Anyway – it’s a problem, using the names of real people, and it just seems to be worse with movies. Curiously, the worst offenders that I can think of make a great big deal about their fidelity to historical accuracy, but usually that means they will try very, very, very hard to nail down small details; the general appearance of things, but trip and fall over plot points as well as character development. I’m still shaking my head over Mel Gibson’s The Patriot – heck, they even scored a cover story about their fidelity to historical accuracy in The Smithsonian Magazine. At least, though – they had the decency to change all the names of the characters. The Patriot was only inspired by the adventures of certain historical characters in the American Revolution; mercifully, they didn’t even try to do an accurate rendering of the adventures of Francis Marion, the Swamp Fox.

And that is the honest and ethical thing to do when re-telling a historical story in a novel or a movie; if it would have been impossible for a historical figure to have done, or said, or behaved in way that advances the plot, then one is perfectly free to make up a character to carry out those functions. Just be absolutely straight with the real people. Always. The thing about it is – just telling the story absolutely straight is often more dramatic, improbable and fantastic than anything you might have made up.

 

Some time ago, as I was putting together the short story, Atalanta and the Erlking I was reminded yet again again of my own grade-school devotion to Laura Ingalls Wilders’ Little House books. My heroine is a thirteen-year-old girl, in the Texas Hill country during the Civil War, taking the first few steps toward being a responsible adult, in caring for her younger sister and friends, and bearing a warning to other households in the tiny settlement where she lives about the depredations of the ‘hanging band’, a pro-Confederate lynch mob. Much of the background activities in the story – cutting wood, making soap over an open fire – are all drawn from my memories of reading the Little House books. I have all of them, of course, from the hard-bound uniform editions that were published in the 1960ies, with Garth Williams’ illustrations. All of mine are sadly battered, and minus the dust jackets, but with flyleaf inscriptions in Mom’s handwriting; a present to me on my 8th birthday, a Christmas present in 1964, or 1965. Over five or six years, I acquired them one and two at a time, and read them avidly, often in one sitting. Little Town on the Prairie was the first, and is the most completely tattered. I think I got The Long Winter and These Happy Golden Years next, at one fell swoop for my birthday, and then Mom and Dad filled out the collection with Farmer Boy and the others.

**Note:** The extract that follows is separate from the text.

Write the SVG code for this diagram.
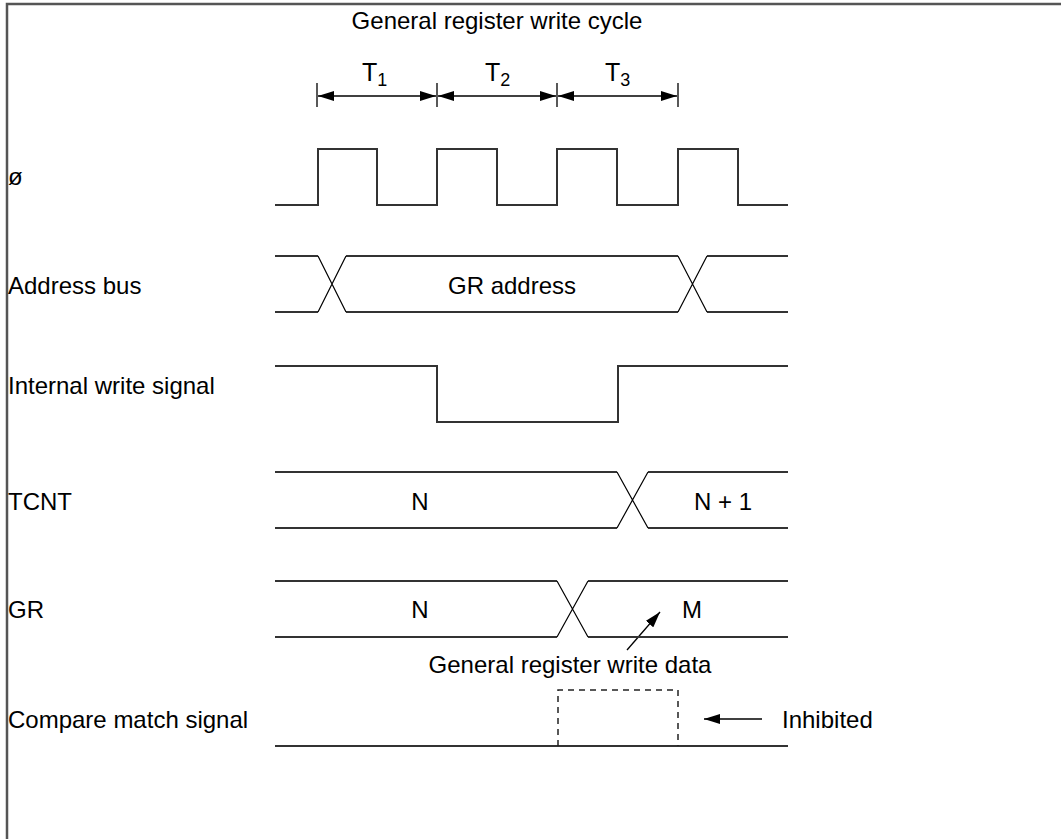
<svg xmlns="http://www.w3.org/2000/svg" width="1061" height="839" viewBox="0 0 1061 839">
<style>
text{font-family:"Liberation Sans",Arial,sans-serif;font-size:24px;fill:#000}
.mid{text-anchor:middle}
.sub{font-size:18px}
.wave{fill:none;stroke:#333;stroke-width:2}
.x{fill:none;stroke:#000;stroke-width:1.2}
.thin{fill:none;stroke:#000;stroke-width:1.3}
.dash{fill:none;stroke:#222;stroke-width:1.5;stroke-dasharray:6 5}
.frame{fill:none;stroke:#555;stroke-width:2.5}
</style>
<defs>
<marker id="ah" viewBox="0 0 16 10" refX="16" refY="5" markerWidth="16" markerHeight="10" markerUnits="userSpaceOnUse" orient="auto-start-reverse">
<path d="M0,0 L16,5 L0,10 Z" fill="#000"/>
</marker>
</defs>
<rect width="1061" height="839" fill="#fff"/>
<path class="frame" d="M7,839 V4 H1061"/>
<g id="title"><text class="mid" x="497" y="29">General register write cycle</text></g>
<g id="timing">
<path class="thin" d="M317,83 V107 M437,83 V107 M557,83 V107 M678,83 V107"/>
<text x="362" y="81" style="font-size:25px">T<tspan class="sub" dy="5">1</tspan></text>
<text x="485" y="81" style="font-size:25px">T<tspan class="sub" dy="5">2</tspan></text>
<text x="605" y="81" style="font-size:25px">T<tspan class="sub" dy="5">3</tspan></text>
</g>
<g id="connectors">
<line class="thin" x1="318" y1="96" x2="436" y2="96" marker-start="url(#ah)" marker-end="url(#ah)"/>
<line class="thin" x1="438" y1="96" x2="556" y2="96" marker-start="url(#ah)" marker-end="url(#ah)"/>
<line class="thin" x1="558" y1="96" x2="677" y2="96" marker-start="url(#ah)" marker-end="url(#ah)"/>
<line class="thin" x1="627" y1="650" x2="660" y2="612" marker-end="url(#ah)"/>
<line class="thin" x1="762" y1="719" x2="704" y2="719" marker-end="url(#ah)"/>
</g>
<g id="clock">
<text x="8" y="185">ø</text>
<path class="wave" d="M275,205 H318 V149 H377 V205 H437 V149 H497 V205 H557 V149 H617 V205 H678 V149 H738 V205 H788"/>
</g>
<g id="address-bus">
<text x="8" y="294">Address bus</text>
<path class="wave" d="M275,256 H318 M346,256 H678 M707,256 H788 M275,312 H318 M346,312 H678 M707,312 H788"/>
<path class="x" d="M318,256 L346,312 M318,312 L346,256 M678,256 L707,312 M678,312 L707,256"/>
<text class="mid" x="512" y="294">GR address</text>
</g>
<g id="internal-write">
<text x="8" y="394">Internal write signal</text>
<path class="wave" d="M275,366 H437 V422 H618 V366 H788"/>
</g>
<g id="tcnt">
<text x="8" y="510">TCNT</text>
<path class="wave" d="M275,472 H617 M648,472 H788 M275,528 H617 M648,528 H788"/>
<path class="x" d="M617,472 L648,528 M617,528 L648,472"/>
<text class="mid" x="420" y="510">N</text>
<text class="mid" x="723" y="510">N + 1</text>
</g>
<g id="gr">
<text x="8" y="618">GR</text>
<path class="wave" d="M275,581 H557 M588,581 H788 M275,637 H557 M588,637 H788"/>
<path class="x" d="M557,581 L588,637 M557,637 L588,581"/>
<text class="mid" x="420" y="618">N</text>
<text class="mid" x="692" y="618">M</text>
</g>
<g id="write-data-label"><text class="mid" x="570" y="673">General register write data</text></g>
<g id="compare-match">
<text x="8" y="728">Compare match signal</text>
<path class="wave" d="M275,746 H788"/>
<path class="dash" d="M558,746 V690 H678 V746"/>
</g>
<g id="inhibited"><text x="782" y="728">Inhibited</text></g>
</svg>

Mom had also been a fan. The books were originally published when she was in grade school, and her class had written a group fan letter to Laura Ingalls Wilder, who was still then living, and she had sent them a very cordial reply, befitting a very proper Victorian school teacher. Later on, Mom tried emulating Ma, in being always calm and serene no matter what the situation, with mixed success as that degree of passive Victorian “Angel in the House” serenity was very much against her nature to begin with.

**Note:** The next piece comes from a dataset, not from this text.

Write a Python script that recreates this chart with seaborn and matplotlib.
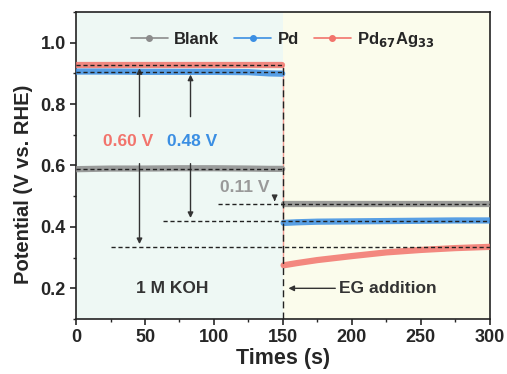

I read them out of sequence, as I received them as presents, and afterwards over and over and over again. I still hold the books (but not the TV series, which was marred by the constraints imposed by a weekly need for drama and irredeemable presentism) in considerable affection. Looking back now, though, one does wonder a little bit about Pa. Even allowing for Mrs. Wilder’s nostalgic affections, how on earth could a man make a bust of farming in Minnesota, for pete’s sake? And rushing out to stake a claim in a territory not yet open for settlement, and which turned out not to be, after all? It is not even certain that the books were entirely of her own writing, either. The Little House books are so different, much more immediate in the telling, and deft in the descriptions and characterization than those writings known absolutely to be by Mrs. Wilder. That was plain to me as soon as I had a chance to compare and contrast- say, by high school. As soon as the theory was raised by her biographer, I thought it quite likely that Rose Wilder Lane, a professional writer of long experience, had polished, added to and edited her mother’s memoir.

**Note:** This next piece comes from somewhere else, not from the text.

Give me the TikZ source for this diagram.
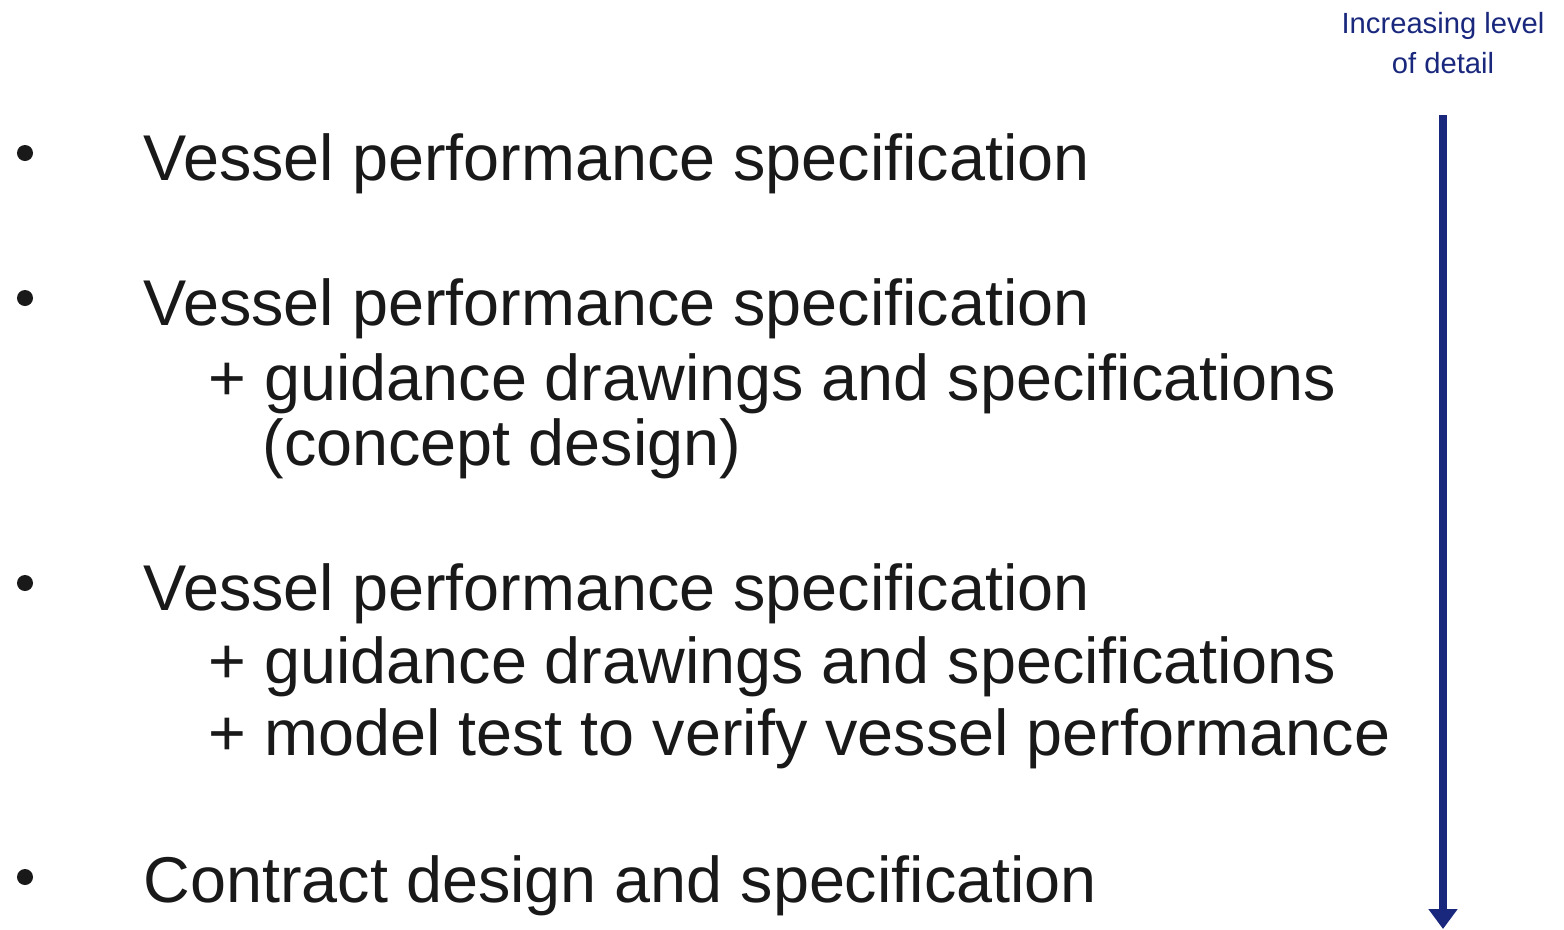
\documentclass[tikz,border=0pt]{standalone}
\usepackage{fontspec}
\setmainfont{Liberation Sans}
\usetikzlibrary{positioning}
\usetikzlibrary{arrows.meta}
\definecolor{navy}{RGB}{25,40,125}
\definecolor{ink}{RGB}{25,25,25}
\tikzset{line/.style={anchor=base west,inner sep=0pt,text=ink,font=\fontsize{18.4}{20}\selectfont}}
\tikzset{dot/.style={circle,fill=ink,inner sep=0pt,minimum size=0.16cm}}

\begin{document}
\begin{tikzpicture}[x=0.01cm,y=-0.01cm]
            \useasboundingbox (0,0) rectangle (1564,929);
            \node [line] (vi)  at (143,180) {Vessel performance specification};
            \node [line] (vii) at (143,325) {Vessel performance specification};
            \node [line] (gii) at (208,400) {+ guidance drawings and specifications};
            \node [line] (cii) at (262,465) {(concept design)};
            \node [line] (viii) at (143,610) {Vessel performance specification};
            \node [line] (giii) at (208,683) {+ guidance drawings and specifications};
            \node [line] (miii) at (208,755) {+ model test to verify vessel performance};
            \node [line] (civ) at (143,902) {Contract design and specification};
            \node [dot] (bi)   at (25,153) {};
            \node [dot] (bii)  at (25,298) {};
            \node [dot] (biii) at (25,583) {};
            \node [dot] (biv)  at (25,877) {};
            \node [align=center,text=navy,inner sep=0pt,font=\fontsize{8.3}{11.5}\selectfont] (lvl) at (1443,43) {Increasing level\\of detail};
            \coordinate (top) at (1443,115);
            \coordinate (bot) at (1443,929);
            \draw[navy,line width=0.08cm,-{Triangle[width=0.28cm,length=0.2cm]}] (top) -- (bot);
        \end{tikzpicture}
\end{document}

The books spoke to us, to Mom and I both. After all, when they were first published, the details of lives on the frontier in the 1870ies were in the living memory of grandparents, and even parents; Granny Jessie had been raised on a farm, where horses provided the main power, when pigs were slaughtered in the fall, for meat to last the winter, and it was expected that a housewife would make her own clothes and her own jam, and for the family to make their own music and entertainment of an evening. Wood burning stoves, kerosene lanterns and outhouses were, and are still a part of life in many parts of the country. My own Dad fixed things, and built things, just like Pa. Mom read to us, and made our clothes, and we sang long folksongs together – just like the Ingalls family did.

And even though they had lived in what was always seen as the Old West (and everything I ever knew about blizzards and the dangerous attraction of pump handles in mid-winter, I learned from the books) this was an Old West that was not the wild and wooly frontier of so much popular culture: although there were brief encounters with elements that are supposed to be typical (cattle drives, Indians, lawlessness and violence) most of the narrative is concerned with the prosaic business of making a life for a family, in the face of dangers more natural than man-made; blizzards, prairie fires, tornadoes, drought and plagues of grasshoppers, malaria and scarlet fever. Oh, and the problem of being snubbed at school by the girls with nicer clothes, and trying to keep a surprise Christmas present a secret, in a small house.

The Little House books still speak to us, because in that American way, they are profoundly optimistic. The common message running through all the books is that of being able to cope with whatever was set in your way, no matter how large or small: You yourself, your family, with your friends, and the community could do what needed to be done to resolve the problem, no matter if it was a bad-tempered teacher picking on your little sister, or the entire town snowed in and near starvation. There was a solution, sometimes a hard, and risky solution, requiring courage and daring –  but there was a solution, and it could be accomplished. This is a very empowering message, which I think explains the enduring appeal.